Food grown locally cuts down on Carbon from transportation and supports local jobs. 

Fresh local produce is likely to have a higher nutrient value and can be higher quality and taste better.

More information on some of the benefits can be found here.

Grow your own

Small local groups like Grounded Community have a big vision to grow veg and train others how to be Community Sufficient, not self-sufficient.

Square Mile Farms offer beautiful, modular ‘plug and play’ systems that can be installed in virtually any space, indoors or outside to grow your own vegetables. Learn more about growing at home, vertical farming and nutrition on their webpage here.

We’re loving the new vertical planters from Square Mile Farms.

Can’t wait to see what they look like with plants more developed!

These great planting systems have been developed to maximise food growing in small urban spaces and make growing your own food compatible with our busy lifestyles.

Each planter contains a reservoir which you can fill with enough water for about 2 weeks.

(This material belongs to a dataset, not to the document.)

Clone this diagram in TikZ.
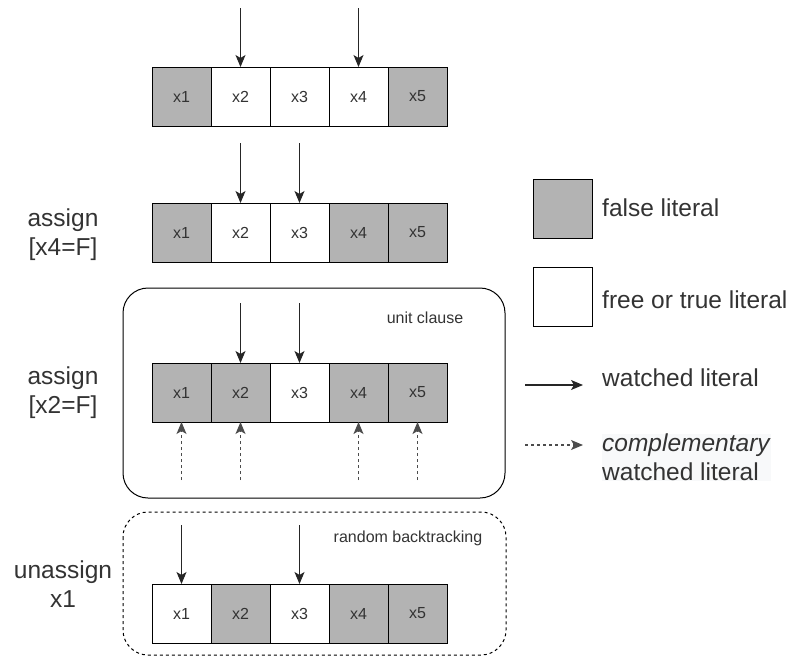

Made from recycled plastic – once set up they make growing your own really easy and as they can be attached to walls at whatever height you want, they’re a great option to save your back.

Shop refill

Buying food in reusable and returnable containers has a big impact in reducing single use plastic waste.  That not only reduces plastic pollution but also fossil fuel usage – so is important for tackling both the Climate & ecological emergency.

So support your local refill shop, buy food loose at the market, and check out the increasing range of online and doorstep reuse and refill options including:

Eating better alliance

Eating better is an alliance of over 60 member organisations in the UK, from environmental, health, animal welfare development and farming groups. They are calling for a reduction of meat and dairy production and consumption by 50% by 2030 in the UK, and for what is produced and eaten to be higher welfare, and to higher environmental standards.

The Better by Half roadmap sets out a series of 24 actions for government, retailers, caterers, farmers etc to help make this happen. Friends of the Earth supports this target and helped develop the roadmap.